Italian philosopher (born 1967)

Gloria Origgi (born 1967) is an Italian philosopher at the CNRS in Paris (Institut Jean Nicod) who works on the theory of mind, epistemology and social sciences applied to new technology. She is the founder (in 2002) and director of the innovative project, a portal where many international virtual conferences in the social and cognitive sciences are being organized.

She is the author of the book 'Reputation', published by Princeton University Press in 2017.
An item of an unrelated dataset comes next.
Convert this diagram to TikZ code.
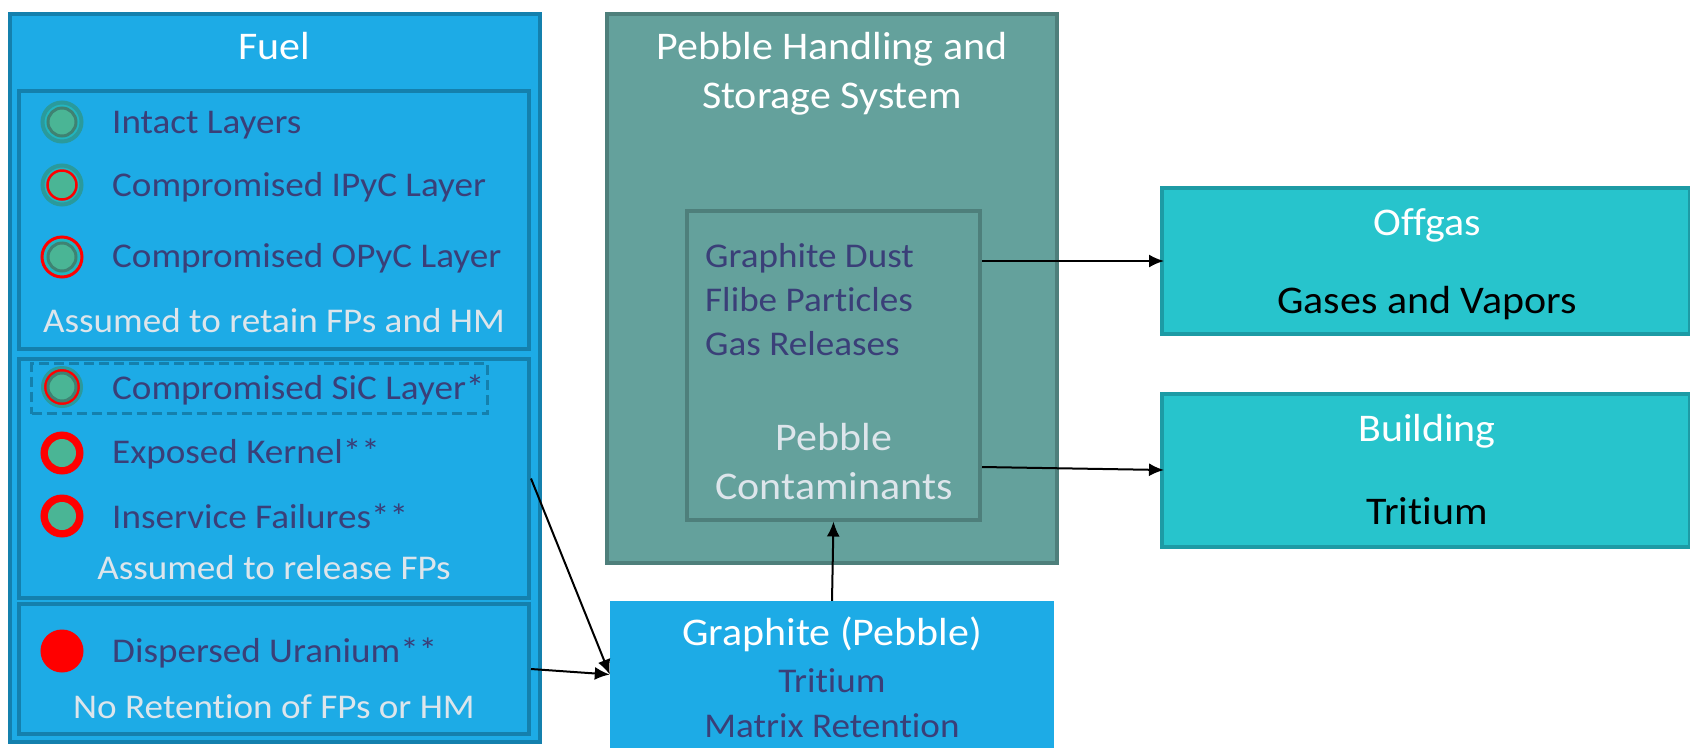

Gloria Origgi has previously published a book on the American philosopher Willard Van Orman Quine, Introduzione a Quine, Laterza, 2000. She has edited the collection of essays Text-e. Text in the age of the Internet, Palgrave, 2006, based on a web conference that she co-organized with Noga Arikha and the research team of the library of the Centre Georges Pompidou in Paris (contributors include Umberto Eco, Jason Epstein, Dan Sperber and Theodore Zeldin). She has published numerous articles on social epistemology and cultural issues in English, French and Italian. Among her books: Qu'est-ce que la confiance? VRIN, 2008; La réputation, PUF 2015 (translated into Italian and into English); and La verité est une question politique, published by Albin Michel in 2024.

Her first work in Italian, La Figlia della Gallina Nera was published in Italy by Nottetempo (2008). She also writes for various newspapers and cultural magazines such as Il Fatto Quotidiano, MicroMega, Il Sole 24 Ore.